= YOUR GOAL =
Transcribe the material exactly. Images do not belong in the copy.

= INFORMATION SHOWN =
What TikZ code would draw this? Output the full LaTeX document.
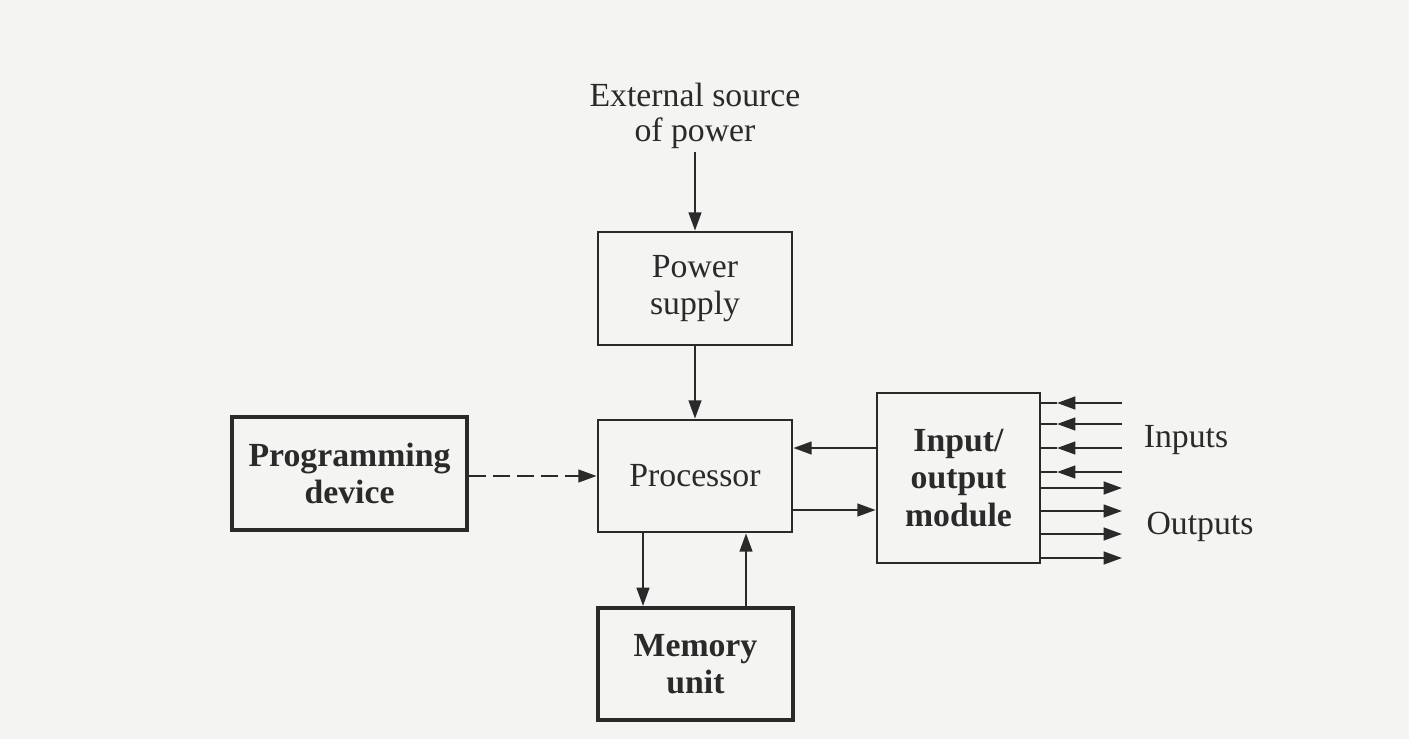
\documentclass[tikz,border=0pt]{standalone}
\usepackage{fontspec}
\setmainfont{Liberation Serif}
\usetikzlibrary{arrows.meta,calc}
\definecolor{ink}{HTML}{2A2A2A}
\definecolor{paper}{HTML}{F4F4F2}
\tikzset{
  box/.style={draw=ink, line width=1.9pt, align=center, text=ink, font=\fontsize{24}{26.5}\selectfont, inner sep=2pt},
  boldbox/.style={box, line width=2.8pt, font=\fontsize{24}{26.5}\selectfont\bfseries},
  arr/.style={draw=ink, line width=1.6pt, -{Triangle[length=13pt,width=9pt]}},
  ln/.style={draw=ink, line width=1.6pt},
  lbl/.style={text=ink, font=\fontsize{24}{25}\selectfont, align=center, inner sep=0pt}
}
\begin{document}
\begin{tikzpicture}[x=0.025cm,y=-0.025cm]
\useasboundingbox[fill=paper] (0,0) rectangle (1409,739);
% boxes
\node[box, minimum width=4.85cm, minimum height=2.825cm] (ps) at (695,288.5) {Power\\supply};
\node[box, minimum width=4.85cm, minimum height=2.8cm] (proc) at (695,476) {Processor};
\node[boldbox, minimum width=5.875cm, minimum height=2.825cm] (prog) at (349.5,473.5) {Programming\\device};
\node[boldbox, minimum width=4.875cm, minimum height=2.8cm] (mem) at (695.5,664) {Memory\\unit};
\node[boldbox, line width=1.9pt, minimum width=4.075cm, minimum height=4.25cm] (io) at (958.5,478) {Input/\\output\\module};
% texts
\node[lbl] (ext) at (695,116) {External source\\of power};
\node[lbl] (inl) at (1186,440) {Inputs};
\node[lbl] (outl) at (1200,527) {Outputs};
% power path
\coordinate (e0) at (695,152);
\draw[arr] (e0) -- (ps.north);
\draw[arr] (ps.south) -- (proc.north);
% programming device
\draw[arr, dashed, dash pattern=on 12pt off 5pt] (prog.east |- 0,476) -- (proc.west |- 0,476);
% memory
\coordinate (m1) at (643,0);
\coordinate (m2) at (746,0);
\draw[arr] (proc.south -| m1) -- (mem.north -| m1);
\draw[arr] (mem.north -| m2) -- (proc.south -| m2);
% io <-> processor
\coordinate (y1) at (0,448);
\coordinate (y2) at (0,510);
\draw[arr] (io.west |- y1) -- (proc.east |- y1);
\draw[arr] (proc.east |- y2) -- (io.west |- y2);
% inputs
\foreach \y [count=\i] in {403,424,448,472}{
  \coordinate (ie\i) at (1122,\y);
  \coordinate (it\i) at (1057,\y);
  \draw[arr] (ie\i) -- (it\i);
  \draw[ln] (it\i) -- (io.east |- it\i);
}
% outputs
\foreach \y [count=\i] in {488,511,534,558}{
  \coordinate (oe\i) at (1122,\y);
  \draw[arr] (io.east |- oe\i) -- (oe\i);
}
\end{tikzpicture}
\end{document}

= ANSWER TO THE PROBLEM =
What TikZ code would draw this? Output the full LaTeX document.
\documentclass[tikz,border=0pt]{standalone}
\usepackage{fontspec}
\setmainfont{Liberation Serif}
\usetikzlibrary{arrows.meta,calc}
\definecolor{ink}{HTML}{2A2A2A}
\definecolor{paper}{HTML}{F4F4F2}
\tikzset{
  box/.style={draw=ink, line width=1.9pt, align=center, text=ink, font=\fontsize{24}{26.5}\selectfont, inner sep=2pt},
  boldbox/.style={box, line width=2.8pt, font=\fontsize{24}{26.5}\selectfont\bfseries},
  arr/.style={draw=ink, line width=1.6pt, -{Triangle[length=13pt,width=9pt]}},
  ln/.style={draw=ink, line width=1.6pt},
  lbl/.style={text=ink, font=\fontsize{24}{25}\selectfont, align=center, inner sep=0pt}
}
\begin{document}
\begin{tikzpicture}[x=0.025cm,y=-0.025cm]
\useasboundingbox[fill=paper] (0,0) rectangle (1409,739);
% boxes
\node[box, minimum width=4.85cm, minimum height=2.825cm] (ps) at (695,288.5) {Power\\supply};
\node[box, minimum width=4.85cm, minimum height=2.8cm] (proc) at (695,476) {Processor};
\node[boldbox, minimum width=5.875cm, minimum height=2.825cm] (prog) at (349.5,473.5) {Programming\\device};
\node[boldbox, minimum width=4.875cm, minimum height=2.8cm] (mem) at (695.5,664) {Memory\\unit};
\node[boldbox, line width=1.9pt, minimum width=4.075cm, minimum height=4.25cm] (io) at (958.5,478) {Input/\\output\\module};
% texts
\node[lbl] (ext) at (695,116) {External source\\of power};
\node[lbl] (inl) at (1186,440) {Inputs};
\node[lbl] (outl) at (1200,527) {Outputs};
% power path
\coordinate (e0) at (695,152);
\draw[arr] (e0) -- (ps.north);
\draw[arr] (ps.south) -- (proc.north);
% programming device
\draw[arr, dashed, dash pattern=on 12pt off 5pt] (prog.east |- 0,476) -- (proc.west |- 0,476);
% memory
\coordinate (m1) at (643,0);
\coordinate (m2) at (746,0);
\draw[arr] (proc.south -| m1) -- (mem.north -| m1);
\draw[arr] (mem.north -| m2) -- (proc.south -| m2);
% io <-> processor
\coordinate (y1) at (0,448);
\coordinate (y2) at (0,510);
\draw[arr] (io.west |- y1) -- (proc.east |- y1);
\draw[arr] (proc.east |- y2) -- (io.west |- y2);
% inputs
\foreach \y [count=\i] in {403,424,448,472}{
  \coordinate (ie\i) at (1122,\y);
  \coordinate (it\i) at (1057,\y);
  \draw[arr] (ie\i) -- (it\i);
  \draw[ln] (it\i) -- (io.east |- it\i);
}
% outputs
\foreach \y [count=\i] in {488,511,534,558}{
  \coordinate (oe\i) at (1122,\y);
  \draw[arr] (io.east |- oe\i) -- (oe\i);
}
\end{tikzpicture}
\end{document}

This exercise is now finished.